# Basic Group Question

• Dec 14th 2011, 10:39 AM
wsldam
Basic Group Question
Let S be a non-empty set with a binary operation that satisfies the following:

1) the operation is associative
2) there exists a right sided identity
3) there exists a right sided inverse

Is S a group?

It seems like this should be simple but I can neither produce a counter nor adequately show it is true (the couple of 'proofs' I made seemed a bit hand-wavy)
• Dec 14th 2011, 11:25 AM
Deveno
Re: Basic Group Question

but why? why does "one-sided" (in this case, right) identity and inverse, imply "two-sided"?

first of all, it's important to realize that we need both a right-identity AND a right-inverse for this to work.

let's call our (right) identity, e'. so all we know, so far, is that for any a in S, a*e' = a.

but...we also have a right-inverse for a, that is, some b for which a*b = e'.

now, suppose for a moment that a*a = a (for some particular a). let b be a right inverse for a.

then (a*a)*b = a*b = e', so
a*(a*b) = e' (by associativity)
a*e' = e' (since a*b = e')
a = e'. remember this fact.

now, since every element has a right-inverse, so does e', that is, there is some f, for which:

e'*f = e'.

but then:

f = f*e' = f*(e'*f) = (f*e')*f = f*f, so f = e' (from our "remembered fact").

so e' is its own right inverse.

again, let's chose a and b so that a*b = e'.
now b*a = (b*e')*a (since e' is a right-identity)
= (b*(a*b))*a (since a*b = e')
= ((b*a)*a)*a = (b*a)*(b*a), by associativity (twice).

thus b*a = a*b = e'.

now, if b is such that b*a = a*b = e', then:

e'*a = (a*b)*a = a*(b*a) = a*e' = a, so e' is also a left-identity.

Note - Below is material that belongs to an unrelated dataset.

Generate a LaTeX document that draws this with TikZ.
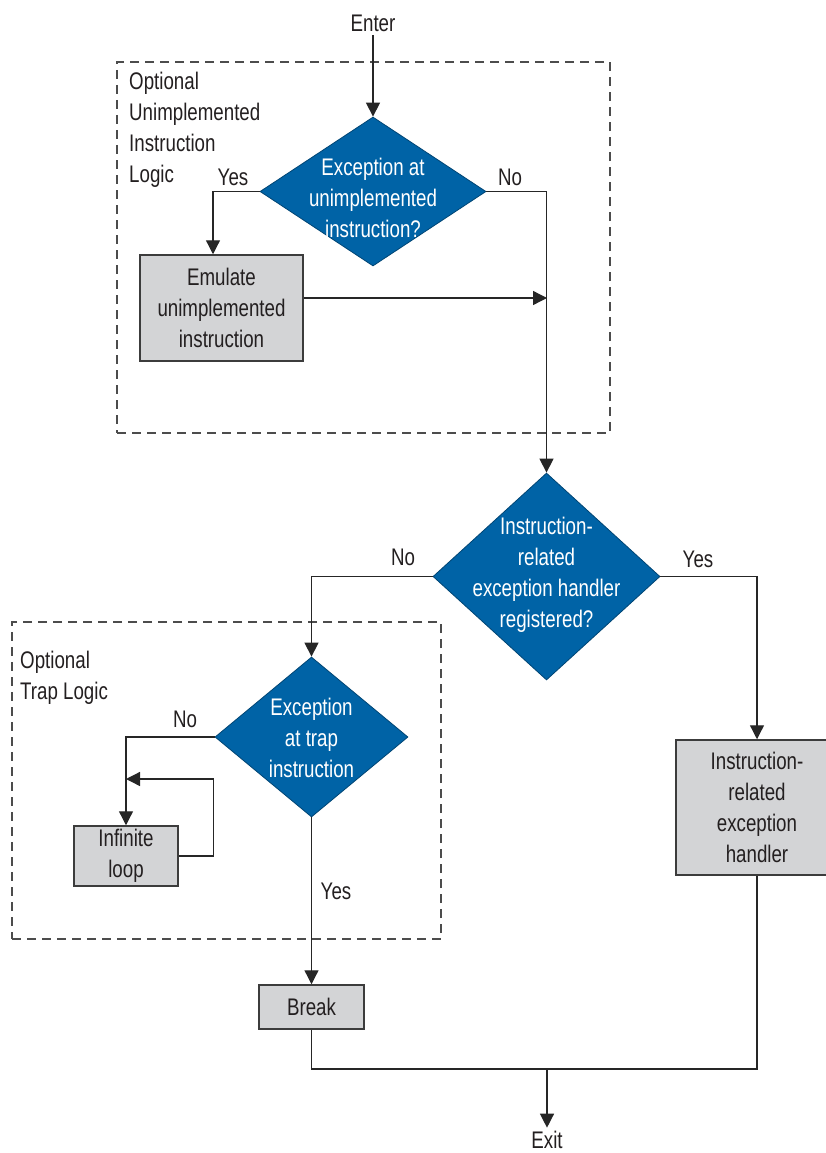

is this two-sided identity unique?

suppose we had another, called e".

then e' = e'*e" = e" (since both are two-sided identities).

so our two-sided identity is unique, and we can just call it "e".

is the element b for which b*a = a*b = e unique?

suppose that b' is another such element. so b'*a = a*b' = e, as well.

then b' = b'*e = b'*(a*b) = (b'*a)*b = e*b = b.

so inverses are unique as well.
• Dec 14th 2011, 11:28 AM
wsldam
Re: Basic Group Question
By the way here are the proofs I roughed out (e is the identity and z is the inverse):

For identity:
\$\displaystyle a \star e = a\$ (known)
\$\displaystyle (a \star e) \star a = a \star a\$
\$\displaystyle a \star (e \star a) = a \star a\$ (associative)
Because a=a, this implies \$\displaystyle e \star a = a\$ (possible hand waving)

For inverse:
\$\displaystyle a \star z = e\$ (known)
\$\displaystyle (a \star z) \star a = e \star a\$
\$\displaystyle (a \star z) \star a = a \star e\$ (by previous hand waving)
\$\displaystyle a \star (z \star a) = a \star e\$ (associative)
Because a=a, this implies \$\displaystyle z \star a = e\$ (more possible hand waving)
• Dec 14th 2011, 11:37 AM
Deveno
Re: Basic Group Question
Quote:

Originally Posted by wsldam
By the way here are the proofs I roughed out (e is the identity and z is the inverse):

For identity:
\$\displaystyle a \star e = a\$ (known)
\$\displaystyle (a \star e) \star a = a \star a\$
\$\displaystyle a \star (e \star a) = a \star a\$ (associative)
Because a=a, this implies \$\displaystyle e \star a = a\$ (possible hand waving)

For inverse:
\$\displaystyle a \star z = e\$ (known)
\$\displaystyle (a \star z) \star a = e \star a\$
\$\displaystyle (a \star z) \star a = a \star e\$ (by previous hand waving)
\$\displaystyle a \star (z \star a) = a \star e\$ (associative)
Because a=a, this implies \$\displaystyle z \star a = e\$ (more possible hand waving)

with the first one, you can't "cancel a on the left" until you know every a has a left-inverse. the same applies to the second "proof".
• Dec 14th 2011, 02:49 PM
Drexel28
Re: Basic Group Question
I would like to comment, that while this theorem may seem very stupid, in the sense that it isn't useful there is a canonical application of this theorem (most particularly the weakening to existence of only left inverses): a unital ring \$\displaystyle D\$ is a division ring if and only if the only left ideals of \$\displaystyle D\$ are \$\displaystyle (0),(1)\$ (same goes for right).